Badanie na obecność przeciwciał kosztuje nie więcej niż 30 zł i można je zrobić przy okazji innych analiz na obecność wirusów – a każde pobranie jest pod tym kątem sprawdzane. Poza tym należałoby wprowadzić bardzo szybki przepływ informacji pomiędzy sanepidem a punktami krwiodawstwa, które dzisiaj nie dzwonią do ozdrowieńców natychmiast po zakończeniu ich kwarantanny!
A przecież liczy się czas – poziom przeciwciał szybko spada po zakażeniu. Ważne jest więc nie tylko, by ktoś się zgodził i oddał osocze, ale by zrobił to w okresie, gdy jeszcze ma wysoki poziom przeciwciał. Po trzech tygodniach stężenie spada do poziomu nieprzydatności. Tak wynika z badań przy naszym projekcie.
W lipcu przeprowadziliśmy w Lublinie pomiary na obecność tych przeciwciał na grupie kilkuset osób, które się zgłosiły. Mówimy o osobach, które nie były zidentyfikowane jako chore na COVID-19. Okazało się, że już w tym czasie i w tym miejscu 4 proc. miało przeciwciała. Dzisiaj ten procent w różnych częściach kraju może być nawet kilka razy większy.
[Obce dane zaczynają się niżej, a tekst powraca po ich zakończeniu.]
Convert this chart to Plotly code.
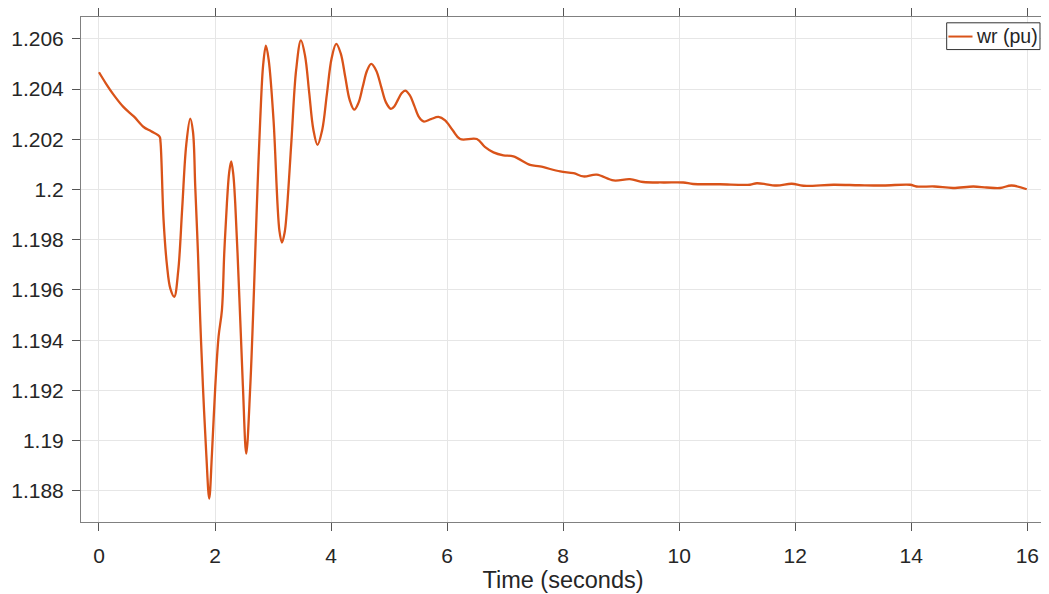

Bardzo ważny jest też kontekst przyszłej szczepionki. Nawet jeśli zostanie wprowadzona, to istotny procent populacji nie będzie mógł być szczepiony (np. część chorych na raka) lub nie nabierze odporności. Dla nich jedynym rozwiązaniem może być osocze lub jeszcze lepiej – lek.
Czytaj także: Wyboista droga polskiego leku na COVID-19. Trzeba przyspieszyć!
Jako państwo stanęliśmy przed wyzwaniem, jakiego nie mieliśmy od dziesięcioleci. Musimy z całych sił walczyć o zdrowie i życie naszych obywateli. Jedną z najskuteczniejszych obecnie metod leczenia chorych na COVID-19 jest podawanie im osocza z przeciwciałami anty-SARS-CoV-2.
Dlatego apeluję i proszę każdego ozdrowieńca o to, żeby zechciał oddać swoje osocze. Bohaterska postawa i poświęcenie każdego dawcy będzie wynagrodzone kolejnym uratowanym życiem. Pokażmy całemu światu, że Polacy potrafią. Bądźmy dumni z tego, że jesteśmy gotowi do poświęcenia na rzecz potrzebujących.
Mamy możliwość uratowania setek, a może i tysięcy ludzkich istnień. Pomóżmy zwalczyć koronawirusa tym, którzy są słabsi i potrzebujący. My, jako naród, będziemy zawsze pamiętać o tym akcie poświęcenia w walce o zdrowie i życie innych.